Shortly after taking over as acting Attorney General, Blanche spearheaded the ridiculous prosecution of former FBI director James Comey for supposedly threatening the president with a seashell formation on the beach. He appointed MAGA fixture and former Trump campaign attorney Joe DiGenova to lead a criminal investigation into the delusional “grand conspiracy” that claims various Democratic officials have been involved in a shadowy decade-long criminal effort to target Trump. These efforts followed earlier failed political prosecutions of Comey and New York Attorney General Letitia James.
But the investigations and prosecutions of Trump’s political foes are only one aspect of the abuse of the justice system for Trump’s political benefit. Blanche has also shown a willingness to use criminal prosecutions to bolster political propaganda coming out of the White House.
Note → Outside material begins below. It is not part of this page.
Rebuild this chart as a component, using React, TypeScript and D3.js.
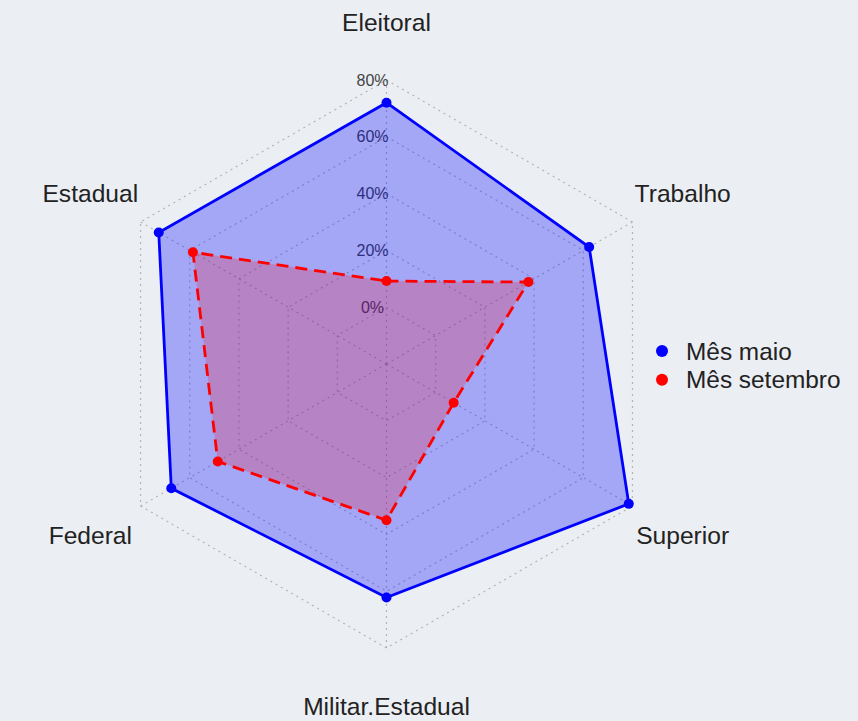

Consider the reflecting pool debacle: Trump awarded a no-bid contract to a political ally to renovate the pool. Shortly after the work was completed it became clogged with algae and the blue paint began peeling off the bottom. An embarrassed Trump claimed, with no evidence, that “vandals” had caused the damage, when the real cause appears to be shoddy workmanship. Blanche’s Justice Department then sprang into action to bolster Trump’s lies by arresting a former Olympic athlete and three other individuals and charging them with damaging the pool. The evidence suggests they merely picked up pieces of the paint that was already peeling off the bottom.
Break doors and windows at the Capitol, assault police officers, defecate in the hallways, and you’re a patriot who deserves a pardon. But pick up a piece of peeling paint in the reflecting pool and you’ll be prosecuted. That’s the Justice Department under Trump and Todd Blanche.
The Epstein Files
When former Attorney General Pam Bondi left office, she said her deputy Todd Blanche had been in charge of producing the Epstein files as mandated by Congress. That production has been a disaster. The Justice Department has yet to produce many of the documents required by the law, although it did manage to publicly and improperly disclose the names of many of Epstein’s victims.
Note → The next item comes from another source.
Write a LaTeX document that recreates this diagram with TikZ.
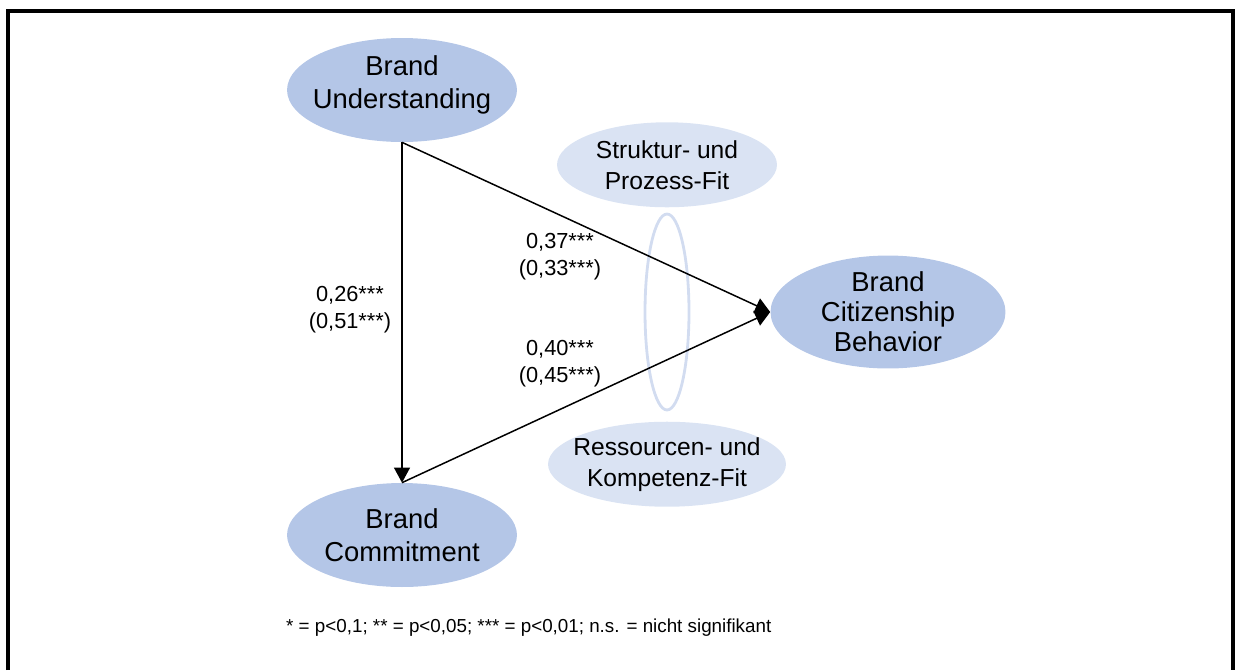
\documentclass[tikz,border=0pt]{standalone}
\usepackage{fontspec}
\setmainfont{Liberation Sans}
\usepackage{xcolor}
\usetikzlibrary{shapes.geometric, arrows.meta, positioning}
\definecolor{brandblue}{HTML}{B4C6E7}
\definecolor{fitblue}{HTML}{DAE3F3}
\definecolor{ringblue}{HTML}{D2DCF0}

\begin{document}
\begin{tikzpicture}
[x=0.02cm, y=-0.02cm,
construct/.style={ellipse, fill=brandblue, inner xsep=-4mm, inner ysep=0mm, minimum width=4.6cm, minimum height=2.08cm, align=center, font=\fontsize{15.6}{18.7}\selectfont},
fitfactor/.style={ellipse, fill=fitblue, inner xsep=-4mm, inner ysep=0mm, minimum height=1.7cm, align=center, font=\fontsize{14}{17.6}\selectfont},
coef/.style={align=center, font=\fontsize{12.4}{15.3}\selectfont},
link/.style={draw, line width=0.85pt, -{Triangle[length=8.5pt, width=9pt]}}
]
\useasboundingbox (0,0) rectangle (1236,670);
\draw[line width=2.3pt] (8,670) -- (8,11) -- (1233,11) -- (1233,670);

\node (ring) [ellipse, draw=ringblue, line width=1.6pt, inner sep=0pt, minimum width=0.88cm, minimum height=3.92cm] at (667,312) {};
\node (struktur) [fitfactor, minimum width=4.4cm, above=1mm of ring] {Struktur- und\\Prozess-Fit};
\node (ressourcen) [fitfactor, minimum width=4.76cm, below=2mm of ring] {Ressourcen- und\\Kompetenz-Fit};

\node (bu) [construct, text depth=9pt] at (402,90) {Brand\\Understanding};
\node (bc) [construct] at (402,535) {Brand\\Commitment};
\node (cb) [construct, minimum width=4.7cm, minimum height=2cm, font=\fontsize{15.6}{17}\selectfont] at (888,312) {Brand\\Citizenship\\Behavior};

\draw[link] (bu.south) -- (bc.north);
\draw[link] (bu.south) -- (cb.west);
\draw[link] (bc.north) -- (cb.west);

\node (c1) [coef] at (350,310) {0,26***\\(0,51***)};
\node (c2) [coef] at (560,257) {0,37***\\(0,33***)};
\node (c3) [coef] at (560,364) {0,40***\\(0,45***)};

\node (note) [anchor=west, font=\fontsize{10.7}{13}\selectfont] at (280,628) {* = p<0,1; ** = p<0,05; *** = p<0,01; n.s. = nicht signifikant};
\end{tikzpicture}
\end{document}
Recently journalist Katie Phang filed a lawsuit seeking to compel the Justice Department to release additional Epstein files it has withheld. They include notes from several FBI interviews of a young girl who claimed Trump sexually assaulted her in the 1980s, and the names of the co-defendants in a draft indictment of Epstein that DOJ redacted. A federal judge recently ruled Blanche had effectively conceded DOJ had violated the Epstein disclosure act by failing to respond to Phang’s allegations, and gave the Justice Department a week to remedy the violations. The Justice Department also missed that deadline and has asked for additional time while it considers an appeal.
Congress passed a law requiring disclosure of the Epstein files and Blanche has overseen the blatant failure of the Justice Department to comply with that law. You would think Senators might be concerned about that.
Unfit for Office
In normal political times, a nominee with Blanche’s track record would be doomed before he ever reached the hearing room. A Senate that cared about the rule of law, or about an administration that repeatedly thumbs its nose at Congress’s own authority, would reject this nomination.
This is the Senate that confirmed grossly unqualified officials such as Pete Hegseth, Kash Patel, and Tulsi Gabbard. It’s hard to have much hope that Republicans will suddenly develop a spine and defy Trump’s wishes. But if Senate Republicans want to start putting some distance between themselves and Trump as the midterm elections approach, this would be a great place to start. Blanche has demonstrated he has no business being Attorney General.